Musik
14.06. | Album der Woche
Vince Freeman • Scars, Ghosts & Glory
KineticFoto: Chris Boulton
Zurückgespult
Mit sehr langem Anlauf veröffentlicht der englische Pop-Singer-Songwriter Vince Freeman im biblischen Alter sein Debütalbum »Scars, Ghosts & Glory«.

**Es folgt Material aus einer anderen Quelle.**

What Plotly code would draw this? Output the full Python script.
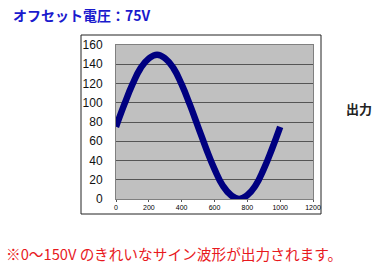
import plotly.graph_objects as go

# Data
x_vals = [0, 50, 100, 150, 200, 250, 300, 350, 400, 450, 500,
          550, 600, 650, 700, 750, 800, 850, 900, 950, 1000]
y_vals = [75, 98, 119, 136, 146, 150, 146, 136, 119, 98, 75,
          52, 31, 14, 4, 0, 4, 14, 31, 52, 75]
x_ticks = [0, 200, 400, 600, 800, 1000, 1200]
y_ticks = [0, 20, 40, 60, 80, 100, 120, 140, 160]

title_text = "オフセット電圧：75V"
side_text = "出力"
footer_text = "※0～150V のきれいなサイン波形が出力されます。"

W, H = 385, 265
L, R, T, B = 116, 313, 45, 199


def px(x):
    return (x - L) / (R - L)


def py(y):
    return (B - y) / (B - T)


fig = go.Figure()
fig.add_trace(go.Scatter(
    x=x_vals, y=y_vals, mode="lines",
    line=dict(color="#000080", width=6.5, shape="spline", smoothing=1.3),
    hoverinfo="skip", showlegend=False,
))

fig.update_layout(
    width=W, height=H,
    margin=dict(l=L, r=W - R, t=T, b=H - B),
    paper_bgcolor="white",
    plot_bgcolor="#c0c0c0",
    showlegend=False,
    xaxis=dict(
        range=[0, 1200], tickvals=x_ticks, ticktext=[str(v) for v in x_ticks],
        showgrid=False, zeroline=False,
        showline=True, linecolor="#808080", linewidth=1, mirror=True,
        ticks="outside", ticklen=2, tickcolor="#555",
        tickfont=dict(family="Liberation Sans", size=7, color="#000"),
    ),
    yaxis=dict(
        range=[0, 160], tickvals=y_ticks,
        showgrid=True, gridcolor="#555555", gridwidth=1, zeroline=False,
        showline=True, linecolor="#808080", linewidth=1, mirror=True,
        ticks="", ticklabelstandoff=10,
        tickfont=dict(family="Liberation Sans", size=12, color="#111"),
    ),
    shapes=[dict(
        type="rect", xref="paper", yref="paper",
        x0=px(81), x1=px(321), y0=py(214), y1=py(35),
        line=dict(color="#222", width=1), fillcolor="rgba(0,0,0,0)", layer="below",
    )],
    annotations=[
        dict(text="<b>" + title_text + "</b>", xref="paper", yref="paper",
             x=px(11), y=py(15), xanchor="left", yanchor="middle", showarrow=False,
             font=dict(family="Noto Sans CJK JP", size=14, color="#1a1acd")),
        dict(text="<b>" + side_text + "</b>", xref="paper", yref="paper",
             x=px(344), y=py(108), xanchor="left", yanchor="middle", showarrow=False,
             font=dict(family="Noto Sans CJK JP", size=13, color="#222")),
        dict(text=footer_text, xref="paper", yref="paper",
             x=px(4), y=py(253), xanchor="left", yanchor="middle", showarrow=False,
             font=dict(family="Noto Sans CJK JP", size=14.7, color="#e8191e")),
    ],
)

fig.write_html("out.html")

Vince Freeman, leben Sie noch in London?
Nein, ich wohne mit meiner Familie wieder in Cheltenham, dem Ort, an dem ich großwurde. Ich liebe dieses Städtchen. Wir haben drei Kinder, für die ist es hier einfach entspannter. Cheltenham ist exakt so, wie man sich das typische England vorstellt, außerdem liegt es im Herzen der Cotswolds, einer wirklich wunderschönen Landschaft. Das Lebenstempo hier ist gemächlicher, nicht so stressig wie in London.
Wobei sich Ihr eigenes Lebenstempo gerade rasant beschleunigt.
Ich wache jeden Morgen auf und bin überglücklich und dankbar. 25 Jahre lang habe ich versucht, einen Fuß in die Tür zu bekommen, habe bis zu 300 Shows im Jahr gespielt, trat 2009 in der ersten Staffel von »The Voice« auf, doch ich kam einfach nicht vom Fleck. Als ich fast schon aufgegeben hatte und während Corona mit einem mobilen Kaffeestand unterwegs war, geschah das Wunder.
Einer Ihrer Kunden war ein Musikanwalt, mit dem Sie ins Gespräch gekommen sind und der Ihnen half, endlich den ersehnten Plattenvertrag zu ergattern.
So ist es. Ich bin jetzt 46 Jahre alt, und es fühlt sich an, als würde mein Leben gerade um 15 Jahre zurückgespult. Auch, weil ich sechs Jahre meines Lebens nur am Stock gehen konnte.
Sie litten unter schweren chronischen Rückenschmerzen, hatten eine gescheiterte Operation und zahllose Behandlungsversuche hinter Ihnen. Heute sind Sie schmerzfrei. Wie ist das gelungen?
Ich traf auf dem Spielplatz einen Osteopathen – und Tierarzt. Drei Wochen vor einer weiteren geplanten Operation fing er an, mich zu behandeln. Und plötzlich brauchte ich keine Schmerzmittel mehr. Ich verbringe weiterhin eine Stunde pro Woche mit ihm, in der er hauptsächlich meine Arschbacken festhält. (lacht)
Sie haben in den Nullerjahren in einem Londoner Club eine Singer-Songwriter Reihe mitorganisiert und dabei unter anderem Ed Sheeran und Paolo Nutini kennengelernt, die bald zu großen Stars wurden. Waren Sie neidisch?
Neidisch nicht, aber natürlich hätte ich gern einen Fitzel ihres Erfolgs gehabt. Meine eigenen fünfzehn Minuten Ruhm hatte ich mal in Las Vegas, bei einem Konzert für einen Limonadenkonzern. Sie fuhren meine damalige Verlobte und heutige Frau und mich in der Limousine durch die Stadt und überschütteten uns mit Dekadenz. Zwei Tage später spielte ich wieder in einer kleinen Bar vor fünf Leuten.
Vince Freeman
Scars, Ghosts & Glory
Kinetic Records • 14. Juni
Dieser Mann weiß, wie man einen wirkungsvollen Popsong schreibt. Und so schöpft Vince Freeman aus dem Erfahrungsschatz seines wendungsreichen Lebens, singt über Kindheitserinnerungen (»Oh What A Life«), das Gefühl, allen nur etwas vorzumachen (»Imposter«) oder die große Liebe (»Dancing In The Rain«). Stilistisch mischt er seinen griffigen Liedern viel Soul, Gospel und Balladendramatik bei. Für Fans von: Rag ’n’ Bone Man, James Arthur oder Lewis Capaldi.